**Data segment:**
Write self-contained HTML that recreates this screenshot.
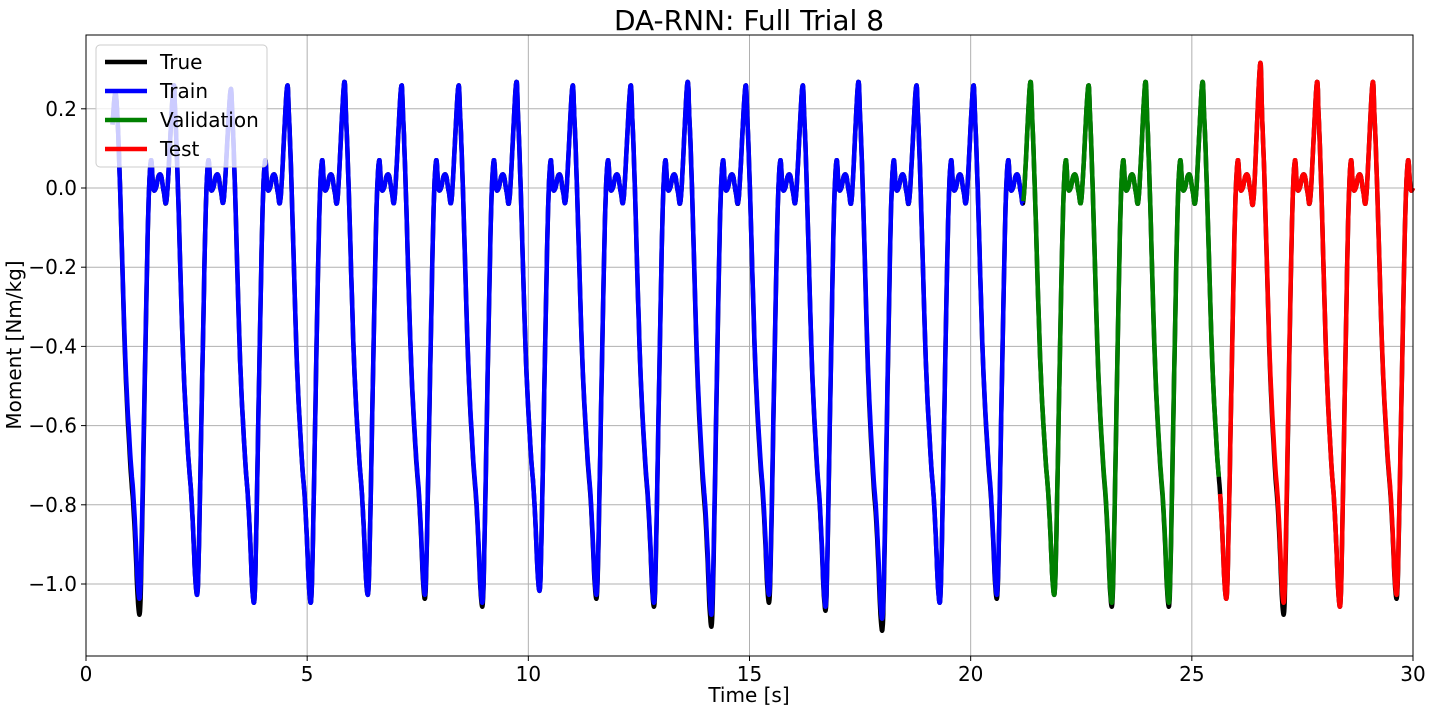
<!DOCTYPE html>
<html><head><meta charset="utf-8"><style>
body{margin:0;background:#fff;}
svg{display:block;font-family:"DejaVu Sans","Liberation Sans",sans-serif;}
</style></head><body>
<svg id="chart" width="1432" height="712">
<text x="749" y="30" font-size="28" text-anchor="middle">DA-RNN: Full Trial 8</text>
<g id="grid"></g>
<g id="series"></g>
<rect x="86" y="35" width="1327" height="621" fill="none" stroke="#000" stroke-width="1"/>
<g id="axes"></g>
<text x="749" y="702" font-size="20" text-anchor="middle">Time [s]</text>
<text transform="translate(21,345) rotate(-90)" font-size="20" text-anchor="middle">Moment [Nm/kg]</text>
<g>
<rect x="96" y="45" width="171" height="122" rx="4" fill="#fff" fill-opacity="0.8" stroke="#ccc"/>
<line x1="105" y1="62" x2="147" y2="62" stroke="#000" stroke-width="4.5"/>
<text x="160" y="69" font-size="20">True</text>
<line x1="105" y1="91" x2="147" y2="91" stroke="#0000ff" stroke-width="4.5"/>
<text x="160" y="98" font-size="20">Train</text>
<line x1="105" y1="120" x2="147" y2="120" stroke="#008000" stroke-width="4.5"/>
<text x="160" y="127" font-size="20">Validation</text>
<line x1="105" y1="149" x2="147" y2="149" stroke="#ff0000" stroke-width="4.5"/>
<text x="160" y="156" font-size="20">Test</text>
</g>
</svg>
<script>
const xTicks=[0,5,10,15,20,25,30];
const yTicks=[0.2,0.0,-0.2,-0.4,-0.6,-0.8,-1.0];
const peakTimes=[0.66,1.97,3.26,4.54,5.83,7.12,8.41,9.72,10.99,12.30,13.59,14.90,16.19,17.45,18.76,20.05,21.34,22.65,23.94,25.23,26.54,27.82,29.08];
const truePeaks=[0.24,0.25,0.24,0.25,0.26,0.25,0.25,0.26,0.25,0.25,0.26,0.25,0.25,0.26,0.25,0.25,0.26,0.25,0.26,0.26,0.31,0.26,0.26];
const trueMins=[-1.07,-1.02,-1.04,-1.04,-1.02,-1.03,-1.05,-1.01,-1.03,-1.05,-1.10,-1.04,-1.06,-1.11,-1.04,-1.03,-1.02,-1.05,-1.05,-1.03,-1.07,-1.05,-1.03];
const predPeaks=[0.24,0.25,0.24,0.25,0.26,0.25,0.25,0.26,0.25,0.25,0.26,0.25,0.25,0.26,0.25,0.25,0.26,0.25,0.26,0.26,0.31,0.26,0.26];
const predMins=[-1.03,-1.02,-1.04,-1.04,-1.02,-1.02,-1.04,-1.01,-1.02,-1.04,-1.07,-1.02,-1.05,-1.08,-1.04,-1.02,-1.02,-1.04,-1.04,-1.03,-1.04,-1.05,-1.02];
const shapePhase=[0,0.05,0.11,0.23,0.34,0.41,0.46,0.51,0.56,0.60,0.68,0.75,0.81,0.86,0.92,0.98,1.04,1.10,1.17,1.23];
const shapeValue=[1,0.18,0.0,-0.42,-0.65,-0.75,-0.85,-0.97,-1,-0.85,-0.4,-0.05,0.07,0.0,0.0,0.03,0.03,-0.01,-0.02,0.06];
const startTime=0.6, trainEnd=21.18, valEnd=25.64, endTime=30;

const X=t=>86+t*1327/30, Y=v=>188-v*396;
const NS='http://www.w3.org/2000/svg';
const grid=document.getElementById('grid'), axes=document.getElementById('axes'), ser=document.getElementById('series');
function mk(tag,attrs,parent){const e=document.createElementNS(NS,tag);for(const k in attrs)e.setAttribute(k,attrs[k]);parent.appendChild(e);return e;}
xTicks.forEach(t=>{
  const g=mk('line',{x1:X(t),x2:X(t),y1:35,y2:656,stroke:'#b0b0b0','stroke-width':1},grid);
  
  
  const tk=mk('line',{x1:X(t),x2:X(t),y1:656,y2:661,stroke:'#000'},axes);
  
  
  const l=mk('text',{x:X(t),y:681,'font-size':20,'text-anchor':'middle'},axes);
  l.textContent=String(t);
  
  
});
yTicks.forEach(v=>{
  const g=mk('line',{x1:86,x2:1413,y1:Y(v),y2:Y(v),stroke:'#b0b0b0','stroke-width':1},grid);
  
  
  const tk=mk('line',{x1:81,x2:86,y1:Y(v),y2:Y(v),stroke:'#000'},axes);
  
  
  const l=mk('text',{x:77,y:Y(v)+7,'font-size':20,'text-anchor':'end'},axes);
  l.textContent=(v<0?'\u2212':'')+Math.abs(v).toFixed(1);
  
  
});
function keypoints(peaks,mins){
  const pts=[];
  peakTimes.forEach((p,i)=>{
    const T=(i<peakTimes.length-1)?(peakTimes[i+1]-p):1.31;
    const sc=T/1.31;
    for(let j=0;j<shapePhase.length-1;j++){
      let v=shapeValue[j];
      if(j===0)v=peaks[i];else if(v<0)v=v*(-mins[i]);
      pts.push([p+shapePhase[j]*sc,v]);
    }
  });
  pts.unshift([peakTimes[0]-0.06,0.16]);
  return pts;
}
function dense(pts){
  const out=[];
  for(let i=0;i<pts.length-1;i++){
    const p0=pts[Math.max(0,i-1)],p1=pts[i],p2=pts[i+1],p3=pts[Math.min(pts.length-1,i+2)];
    for(let s=0;s<8;s++){const u=s/8,u2=u*u,u3=u2*u;
      const f=(a,b,c,d)=>0.5*(2*b+(-a+c)*u+(2*a-5*b+4*c-d)*u2+(-a+3*b-3*c+d)*u3);
      out.push([f(p0[0],p1[0],p2[0],p3[0]),f(p0[1],p1[1],p2[1],p3[1])]);}
  }
  out.push(pts[pts.length-1]);
  return out.filter(p=>p[0]>=startTime&&p[0]<=endTime);
}
function path(d,t0,t1,color,name){
  const s=d.filter(p=>p[0]>=t0&&p[0]<=t1);
  const e=mk('path',{d:'M'+s.map(p=>X(p[0]).toFixed(1)+','+Y(p[1]).toFixed(1)).join('L'),fill:'none',stroke:color,'stroke-width':4.5,'stroke-linejoin':'round','stroke-linecap':'butt'},ser);
  
  
}
const trueD=dense(keypoints(truePeaks,trueMins));
const predD=dense(keypoints(predPeaks,predMins));
path(trueD,startTime,endTime,'#000','true-line');
path(predD,startTime,trainEnd,'#0000ff','train-line');
path(predD,trainEnd,valEnd-0.03,'#008000','validation-line');
path(predD,valEnd,endTime,'#ff0000','test-line');
</script>
</body></html>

**Stated task:** Exclude the pictures. Write out the remaining data exactly.

**Exercise output:**
Write self-contained HTML that recreates this screenshot.
<!DOCTYPE html>
<html><head><meta charset="utf-8"><style>
body{margin:0;background:#fff;}
svg{display:block;font-family:"DejaVu Sans","Liberation Sans",sans-serif;}
</style></head><body>
<svg id="chart" width="1432" height="712">
<text x="749" y="30" font-size="28" text-anchor="middle">DA-RNN: Full Trial 8</text>
<g id="grid"></g>
<g id="series"></g>
<rect x="86" y="35" width="1327" height="621" fill="none" stroke="#000" stroke-width="1"/>
<g id="axes"></g>
<text x="749" y="702" font-size="20" text-anchor="middle">Time [s]</text>
<text transform="translate(21,345) rotate(-90)" font-size="20" text-anchor="middle">Moment [Nm/kg]</text>
<g>
<rect x="96" y="45" width="171" height="122" rx="4" fill="#fff" fill-opacity="0.8" stroke="#ccc"/>
<line x1="105" y1="62" x2="147" y2="62" stroke="#000" stroke-width="4.5"/>
<text x="160" y="69" font-size="20">True</text>
<line x1="105" y1="91" x2="147" y2="91" stroke="#0000ff" stroke-width="4.5"/>
<text x="160" y="98" font-size="20">Train</text>
<line x1="105" y1="120" x2="147" y2="120" stroke="#008000" stroke-width="4.5"/>
<text x="160" y="127" font-size="20">Validation</text>
<line x1="105" y1="149" x2="147" y2="149" stroke="#ff0000" stroke-width="4.5"/>
<text x="160" y="156" font-size="20">Test</text>
</g>
</svg>
<script>
const xTicks=[0,5,10,15,20,25,30];
const yTicks=[0.2,0.0,-0.2,-0.4,-0.6,-0.8,-1.0];
const peakTimes=[0.66,1.97,3.26,4.54,5.83,7.12,8.41,9.72,10.99,12.30,13.59,14.90,16.19,17.45,18.76,20.05,21.34,22.65,23.94,25.23,26.54,27.82,29.08];
const truePeaks=[0.24,0.25,0.24,0.25,0.26,0.25,0.25,0.26,0.25,0.25,0.26,0.25,0.25,0.26,0.25,0.25,0.26,0.25,0.26,0.26,0.31,0.26,0.26];
const trueMins=[-1.07,-1.02,-1.04,-1.04,-1.02,-1.03,-1.05,-1.01,-1.03,-1.05,-1.10,-1.04,-1.06,-1.11,-1.04,-1.03,-1.02,-1.05,-1.05,-1.03,-1.07,-1.05,-1.03];
const predPeaks=[0.24,0.25,0.24,0.25,0.26,0.25,0.25,0.26,0.25,0.25,0.26,0.25,0.25,0.26,0.25,0.25,0.26,0.25,0.26,0.26,0.31,0.26,0.26];
const predMins=[-1.03,-1.02,-1.04,-1.04,-1.02,-1.02,-1.04,-1.01,-1.02,-1.04,-1.07,-1.02,-1.05,-1.08,-1.04,-1.02,-1.02,-1.04,-1.04,-1.03,-1.04,-1.05,-1.02];
const shapePhase=[0,0.05,0.11,0.23,0.34,0.41,0.46,0.51,0.56,0.60,0.68,0.75,0.81,0.86,0.92,0.98,1.04,1.10,1.17,1.23];
const shapeValue=[1,0.18,0.0,-0.42,-0.65,-0.75,-0.85,-0.97,-1,-0.85,-0.4,-0.05,0.07,0.0,0.0,0.03,0.03,-0.01,-0.02,0.06];
const startTime=0.6, trainEnd=21.18, valEnd=25.64, endTime=30;

const X=t=>86+t*1327/30, Y=v=>188-v*396;
const NS='http://www.w3.org/2000/svg';
const grid=document.getElementById('grid'), axes=document.getElementById('axes'), ser=document.getElementById('series');
function mk(tag,attrs,parent){const e=document.createElementNS(NS,tag);for(const k in attrs)e.setAttribute(k,attrs[k]);parent.appendChild(e);return e;}
xTicks.forEach(t=>{
  const g=mk('line',{x1:X(t),x2:X(t),y1:35,y2:656,stroke:'#b0b0b0','stroke-width':1},grid);
  
  
  const tk=mk('line',{x1:X(t),x2:X(t),y1:656,y2:661,stroke:'#000'},axes);
  
  
  const l=mk('text',{x:X(t),y:681,'font-size':20,'text-anchor':'middle'},axes);
  l.textContent=String(t);
  
  
});
yTicks.forEach(v=>{
  const g=mk('line',{x1:86,x2:1413,y1:Y(v),y2:Y(v),stroke:'#b0b0b0','stroke-width':1},grid);
  
  
  const tk=mk('line',{x1:81,x2:86,y1:Y(v),y2:Y(v),stroke:'#000'},axes);
  
  
  const l=mk('text',{x:77,y:Y(v)+7,'font-size':20,'text-anchor':'end'},axes);
  l.textContent=(v<0?'\u2212':'')+Math.abs(v).toFixed(1);
  
  
});
function keypoints(peaks,mins){
  const pts=[];
  peakTimes.forEach((p,i)=>{
    const T=(i<peakTimes.length-1)?(peakTimes[i+1]-p):1.31;
    const sc=T/1.31;
    for(let j=0;j<shapePhase.length-1;j++){
      let v=shapeValue[j];
      if(j===0)v=peaks[i];else if(v<0)v=v*(-mins[i]);
      pts.push([p+shapePhase[j]*sc,v]);
    }
  });
  pts.unshift([peakTimes[0]-0.06,0.16]);
  return pts;
}
function dense(pts){
  const out=[];
  for(let i=0;i<pts.length-1;i++){
    const p0=pts[Math.max(0,i-1)],p1=pts[i],p2=pts[i+1],p3=pts[Math.min(pts.length-1,i+2)];
    for(let s=0;s<8;s++){const u=s/8,u2=u*u,u3=u2*u;
      const f=(a,b,c,d)=>0.5*(2*b+(-a+c)*u+(2*a-5*b+4*c-d)*u2+(-a+3*b-3*c+d)*u3);
      out.push([f(p0[0],p1[0],p2[0],p3[0]),f(p0[1],p1[1],p2[1],p3[1])]);}
  }
  out.push(pts[pts.length-1]);
  return out.filter(p=>p[0]>=startTime&&p[0]<=endTime);
}
function path(d,t0,t1,color,name){
  const s=d.filter(p=>p[0]>=t0&&p[0]<=t1);
  const e=mk('path',{d:'M'+s.map(p=>X(p[0]).toFixed(1)+','+Y(p[1]).toFixed(1)).join('L'),fill:'none',stroke:color,'stroke-width':4.5,'stroke-linejoin':'round','stroke-linecap':'butt'},ser);
  
  
}
const trueD=dense(keypoints(truePeaks,trueMins));
const predD=dense(keypoints(predPeaks,predMins));
path(trueD,startTime,endTime,'#000','true-line');
path(predD,startTime,trainEnd,'#0000ff','train-line');
path(predD,trainEnd,valEnd-0.03,'#008000','validation-line');
path(predD,valEnd,endTime,'#ff0000','test-line');
</script>
</body></html>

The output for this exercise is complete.